**What is expected:** Exactly as written, quote every line that follows, skipping the images.

**Available data:**
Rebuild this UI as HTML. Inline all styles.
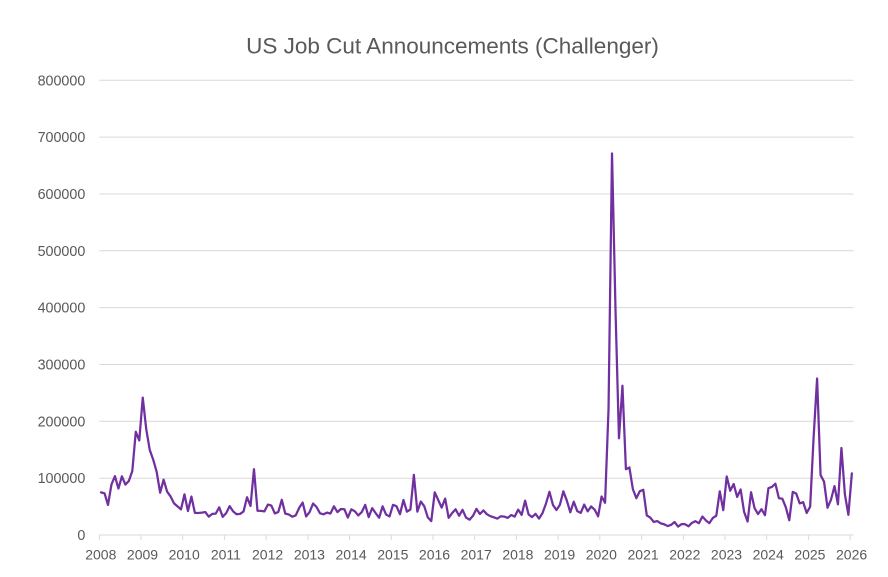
<!DOCTYPE html>
<html>
<head>
<meta charset="utf-8">
<style>
  html,body{margin:0;padding:0;background:#fff;}
  svg{display:block;}
  text{font-family:"Liberation Sans",Arial,sans-serif;fill:#595959;}
</style>
</head>
<body>
<svg width="888" height="577" viewBox="0 0 888 577" xmlns="http://www.w3.org/2000/svg">
  <rect x="0" y="0" width="888" height="577" fill="#ffffff"/>
  <text x="452.5" y="53.5" font-size="22.5" text-anchor="middle">US Job Cut Announcements (Challenger)</text>

  <!-- gridlines -->
  <g stroke="#d9d9d9" stroke-width="1">
    <line x1="99.3" x2="853.6" y1="80.3" y2="80.3"/>
    <line x1="99.3" x2="853.6" y1="137.1" y2="137.1"/>
    <line x1="99.3" x2="853.6" y1="194" y2="194"/>
    <line x1="99.3" x2="853.6" y1="250.8" y2="250.8"/>
    <line x1="99.3" x2="853.6" y1="307.6" y2="307.6"/>
    <line x1="99.3" x2="853.6" y1="364.5" y2="364.5"/>
    <line x1="99.3" x2="853.6" y1="421.3" y2="421.3"/>
    <line x1="99.3" x2="853.6" y1="478.2" y2="478.2"/>
    <line x1="99.3" x2="853.6" y1="535" y2="535"/>
  </g>
  <!-- ticks -->
  <g stroke="#d9d9d9" stroke-width="1">
    <line x1="99.3" x2="99.3" y1="535" y2="540"/>
    <line x1="141.0" x2="141.0" y1="535" y2="540"/>
    <line x1="182.7" x2="182.7" y1="535" y2="540"/>
    <line x1="224.4" x2="224.4" y1="535" y2="540"/>
    <line x1="266.1" x2="266.1" y1="535" y2="540"/>
    <line x1="307.9" x2="307.9" y1="535" y2="540"/>
    <line x1="349.6" x2="349.6" y1="535" y2="540"/>
    <line x1="391.3" x2="391.3" y1="535" y2="540"/>
    <line x1="433.0" x2="433.0" y1="535" y2="540"/>
    <line x1="474.7" x2="474.7" y1="535" y2="540"/>
    <line x1="516.4" x2="516.4" y1="535" y2="540"/>
    <line x1="558.1" x2="558.1" y1="535" y2="540"/>
    <line x1="599.8" x2="599.8" y1="535" y2="540"/>
    <line x1="641.6" x2="641.6" y1="535" y2="540"/>
    <line x1="683.3" x2="683.3" y1="535" y2="540"/>
    <line x1="725.0" x2="725.0" y1="535" y2="540"/>
    <line x1="766.7" x2="766.7" y1="535" y2="540"/>
    <line x1="808.4" x2="808.4" y1="535" y2="540"/>
    <line x1="850.1" x2="850.1" y1="535" y2="540"/>
  </g>

  <!-- y labels -->
  <g font-size="14.3" text-anchor="end">
    <text x="85.3" y="85.3">800000</text>
    <text x="85.3" y="142.1">700000</text>
    <text x="85.3" y="199">600000</text>
    <text x="85.3" y="255.8">500000</text>
    <text x="85.3" y="312.6">400000</text>
    <text x="85.3" y="369.5">300000</text>
    <text x="85.3" y="426.3">200000</text>
    <text x="85.3" y="483.2">100000</text>
    <text x="85.3" y="540">0</text>
  </g>

  <!-- x labels -->
  <g font-size="14" text-anchor="middle">
    <text x="100.8" y="559.3">2008</text>
    <text x="142.5" y="559.3">2009</text>
    <text x="184.2" y="559.3">2010</text>
    <text x="225.9" y="559.3">2011</text>
    <text x="267.6" y="559.3">2012</text>
    <text x="309.4" y="559.3">2013</text>
    <text x="351.1" y="559.3">2014</text>
    <text x="392.8" y="559.3">2015</text>
    <text x="434.5" y="559.3">2016</text>
    <text x="476.2" y="559.3">2017</text>
    <text x="517.9" y="559.3">2018</text>
    <text x="559.6" y="559.3">2019</text>
    <text x="601.3" y="559.3">2020</text>
    <text x="643.1" y="559.3">2021</text>
    <text x="684.8" y="559.3">2022</text>
    <text x="726.5" y="559.3">2023</text>
    <text x="768.2" y="559.3">2024</text>
    <text x="809.9" y="559.3">2025</text>
    <text x="851.6" y="559.3">2026</text>
  </g>

  <!-- series -->
  <g transform="translate(101.04,535) scale(3.476,-0.5684)">
    <polyline fill="none" stroke="#7030a0" stroke-width="2.25" stroke-linejoin="round" stroke-linecap="round" vector-effect="non-scaling-stroke"
      points="0,74.986 1,73.291 2,53 3,89 4,103.522 5,81.755 6,103.312 7,88.736 8,95.094 9,112.884 10,181.671 11,166.348
      12,241.749 13,186.35 14,150 15,132.651 16,111.182 17,74.393 18,97.373 19,76.456 20,67.808 21,55.679 22,50.349 23,45.094
      24,71.482 25,42.09 26,67.611 27,38.919 28,38.81 29,39.358 30,40.358 31,32.271 32,37.151 33,37.573 34,48.711 35,32.004
      36,38.519 37,50.702 38,41.528 39,36.49 40,37.135 41,41.432 42,66.414 43,51.114 44,115.73 45,42.759 46,42.474 47,41.551
      48,53.486 49,51.728 50,37.88 51,40.559 52,61.887 53,37.551 54,36.137 55,32.239 56,34.392 57,47.724 58,57.081 59,32.556
      60,40.43 61,55.356 62,49.255 63,38.121 64,36.398 65,39.372 66,37.701 67,50.462 68,40.289 69,45.73 70,45.314 71,30.623
      72,45.107 73,41.835 74,34.399 75,40.298 76,52.961 77,31.434 78,47.239 79,38.43 80,30.477 81,50.462 82,35.94 83,32.64
      84,53.041 85,50.579 86,36.594 87,61.582 88,41.034 89,44.842 90,105.696 91,41.186 92,58.877 93,50.504 94,30.953 95,24.447
      96,75.114 97,61.599 98,48.207 99,64.141 100,30.157 101,38.536 102,45.346 103,33.825 104,44.324 105,30.74 106,26.936 107,33.627
      108,45.934 109,36.957 110,43.31 111,36.602 112,33.092 113,31.105 114,28.802 115,32.999 116,32.346 117,30.038 118,35.22 119,32.423
      120,44.653 121,35.369 122,60.357 123,36.081 124,31.517 125,37.202 126,28.83 127,38.472 128,55.285 129,76 130,53.073 131,43.884
      132,52.988 133,76.835 134,60.587 135,40.023 136,58.577 137,41.977 138,38.845 139,53.48 140,41.557 141,50.275 142,44.569 143,32.843
      144,67.735 145,56.66 146,222.288 147,671.129 148,397.016 149,170.219 150,262.649 151,115.762 152,118.804 153,80.666 154,64.797 155,77.03
      156,79.552 157,34.531 158,30.603 159,22.913 160,24.586 161,20.476 162,18.942 163,15.723 164,17.895 165,22.822 166,14.875 167,19.052
      168,19.064 169,15.245 170,21.387 171,24.286 172,20.712 173,32.517 174,25.81 175,20.781 176,29.989 177,33.843 178,76.835 179,43.651
      180,102.943 181,77.77 182,89.703 183,66.995 184,80.089 185,40.709 186,23.697 187,75.151 188,47.457 189,36.836 190,45.51 191,34.817
      192,82.307 193,84.638 194,90.309 195,64.789 196,63.816 197,48.786 198,25.885 199,75.891 200,72.821 201,55.597 202,57.727 203,38.792
      204,49.795 205,172.017 206,275.24 207,105.441 208,93.816 209,47.999 210,62.075 211,85.979 212,54.064 213,153.074 214,71.321 215,35.553
      216,108.435"/>
  </g>
</svg>
</body>
</html>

**Solution below:**
Rebuild this UI as HTML. Inline all styles.
<!DOCTYPE html>
<html>
<head>
<meta charset="utf-8">
<style>
  html,body{margin:0;padding:0;background:#fff;}
  svg{display:block;}
  text{font-family:"Liberation Sans",Arial,sans-serif;fill:#595959;}
</style>
</head>
<body>
<svg width="888" height="577" viewBox="0 0 888 577" xmlns="http://www.w3.org/2000/svg">
  <rect x="0" y="0" width="888" height="577" fill="#ffffff"/>
  <text x="452.5" y="53.5" font-size="22.5" text-anchor="middle">US Job Cut Announcements (Challenger)</text>

  <!-- gridlines -->
  <g stroke="#d9d9d9" stroke-width="1">
    <line x1="99.3" x2="853.6" y1="80.3" y2="80.3"/>
    <line x1="99.3" x2="853.6" y1="137.1" y2="137.1"/>
    <line x1="99.3" x2="853.6" y1="194" y2="194"/>
    <line x1="99.3" x2="853.6" y1="250.8" y2="250.8"/>
    <line x1="99.3" x2="853.6" y1="307.6" y2="307.6"/>
    <line x1="99.3" x2="853.6" y1="364.5" y2="364.5"/>
    <line x1="99.3" x2="853.6" y1="421.3" y2="421.3"/>
    <line x1="99.3" x2="853.6" y1="478.2" y2="478.2"/>
    <line x1="99.3" x2="853.6" y1="535" y2="535"/>
  </g>
  <!-- ticks -->
  <g stroke="#d9d9d9" stroke-width="1">
    <line x1="99.3" x2="99.3" y1="535" y2="540"/>
    <line x1="141.0" x2="141.0" y1="535" y2="540"/>
    <line x1="182.7" x2="182.7" y1="535" y2="540"/>
    <line x1="224.4" x2="224.4" y1="535" y2="540"/>
    <line x1="266.1" x2="266.1" y1="535" y2="540"/>
    <line x1="307.9" x2="307.9" y1="535" y2="540"/>
    <line x1="349.6" x2="349.6" y1="535" y2="540"/>
    <line x1="391.3" x2="391.3" y1="535" y2="540"/>
    <line x1="433.0" x2="433.0" y1="535" y2="540"/>
    <line x1="474.7" x2="474.7" y1="535" y2="540"/>
    <line x1="516.4" x2="516.4" y1="535" y2="540"/>
    <line x1="558.1" x2="558.1" y1="535" y2="540"/>
    <line x1="599.8" x2="599.8" y1="535" y2="540"/>
    <line x1="641.6" x2="641.6" y1="535" y2="540"/>
    <line x1="683.3" x2="683.3" y1="535" y2="540"/>
    <line x1="725.0" x2="725.0" y1="535" y2="540"/>
    <line x1="766.7" x2="766.7" y1="535" y2="540"/>
    <line x1="808.4" x2="808.4" y1="535" y2="540"/>
    <line x1="850.1" x2="850.1" y1="535" y2="540"/>
  </g>

  <!-- y labels -->
  <g font-size="14.3" text-anchor="end">
    <text x="85.3" y="85.3">800000</text>
    <text x="85.3" y="142.1">700000</text>
    <text x="85.3" y="199">600000</text>
    <text x="85.3" y="255.8">500000</text>
    <text x="85.3" y="312.6">400000</text>
    <text x="85.3" y="369.5">300000</text>
    <text x="85.3" y="426.3">200000</text>
    <text x="85.3" y="483.2">100000</text>
    <text x="85.3" y="540">0</text>
  </g>

  <!-- x labels -->
  <g font-size="14" text-anchor="middle">
    <text x="100.8" y="559.3">2008</text>
    <text x="142.5" y="559.3">2009</text>
    <text x="184.2" y="559.3">2010</text>
    <text x="225.9" y="559.3">2011</text>
    <text x="267.6" y="559.3">2012</text>
    <text x="309.4" y="559.3">2013</text>
    <text x="351.1" y="559.3">2014</text>
    <text x="392.8" y="559.3">2015</text>
    <text x="434.5" y="559.3">2016</text>
    <text x="476.2" y="559.3">2017</text>
    <text x="517.9" y="559.3">2018</text>
    <text x="559.6" y="559.3">2019</text>
    <text x="601.3" y="559.3">2020</text>
    <text x="643.1" y="559.3">2021</text>
    <text x="684.8" y="559.3">2022</text>
    <text x="726.5" y="559.3">2023</text>
    <text x="768.2" y="559.3">2024</text>
    <text x="809.9" y="559.3">2025</text>
    <text x="851.6" y="559.3">2026</text>
  </g>

  <!-- series -->
  <g transform="translate(101.04,535) scale(3.476,-0.5684)">
    <polyline fill="none" stroke="#7030a0" stroke-width="2.25" stroke-linejoin="round" stroke-linecap="round" vector-effect="non-scaling-stroke"
      points="0,74.986 1,73.291 2,53 3,89 4,103.522 5,81.755 6,103.312 7,88.736 8,95.094 9,112.884 10,181.671 11,166.348
      12,241.749 13,186.35 14,150 15,132.651 16,111.182 17,74.393 18,97.373 19,76.456 20,67.808 21,55.679 22,50.349 23,45.094
      24,71.482 25,42.09 26,67.611 27,38.919 28,38.81 29,39.358 30,40.358 31,32.271 32,37.151 33,37.573 34,48.711 35,32.004
      36,38.519 37,50.702 38,41.528 39,36.49 40,37.135 41,41.432 42,66.414 43,51.114 44,115.73 45,42.759 46,42.474 47,41.551
      48,53.486 49,51.728 50,37.88 51,40.559 52,61.887 53,37.551 54,36.137 55,32.239 56,34.392 57,47.724 58,57.081 59,32.556
      60,40.43 61,55.356 62,49.255 63,38.121 64,36.398 65,39.372 66,37.701 67,50.462 68,40.289 69,45.73 70,45.314 71,30.623
      72,45.107 73,41.835 74,34.399 75,40.298 76,52.961 77,31.434 78,47.239 79,38.43 80,30.477 81,50.462 82,35.94 83,32.64
      84,53.041 85,50.579 86,36.594 87,61.582 88,41.034 89,44.842 90,105.696 91,41.186 92,58.877 93,50.504 94,30.953 95,24.447
      96,75.114 97,61.599 98,48.207 99,64.141 100,30.157 101,38.536 102,45.346 103,33.825 104,44.324 105,30.74 106,26.936 107,33.627
      108,45.934 109,36.957 110,43.31 111,36.602 112,33.092 113,31.105 114,28.802 115,32.999 116,32.346 117,30.038 118,35.22 119,32.423
      120,44.653 121,35.369 122,60.357 123,36.081 124,31.517 125,37.202 126,28.83 127,38.472 128,55.285 129,76 130,53.073 131,43.884
      132,52.988 133,76.835 134,60.587 135,40.023 136,58.577 137,41.977 138,38.845 139,53.48 140,41.557 141,50.275 142,44.569 143,32.843
      144,67.735 145,56.66 146,222.288 147,671.129 148,397.016 149,170.219 150,262.649 151,115.762 152,118.804 153,80.666 154,64.797 155,77.03
      156,79.552 157,34.531 158,30.603 159,22.913 160,24.586 161,20.476 162,18.942 163,15.723 164,17.895 165,22.822 166,14.875 167,19.052
      168,19.064 169,15.245 170,21.387 171,24.286 172,20.712 173,32.517 174,25.81 175,20.781 176,29.989 177,33.843 178,76.835 179,43.651
      180,102.943 181,77.77 182,89.703 183,66.995 184,80.089 185,40.709 186,23.697 187,75.151 188,47.457 189,36.836 190,45.51 191,34.817
      192,82.307 193,84.638 194,90.309 195,64.789 196,63.816 197,48.786 198,25.885 199,75.891 200,72.821 201,55.597 202,57.727 203,38.792
      204,49.795 205,172.017 206,275.24 207,105.441 208,93.816 209,47.999 210,62.075 211,85.979 212,54.064 213,153.074 214,71.321 215,35.553
      216,108.435"/>
  </g>
</svg>
</body>
</html>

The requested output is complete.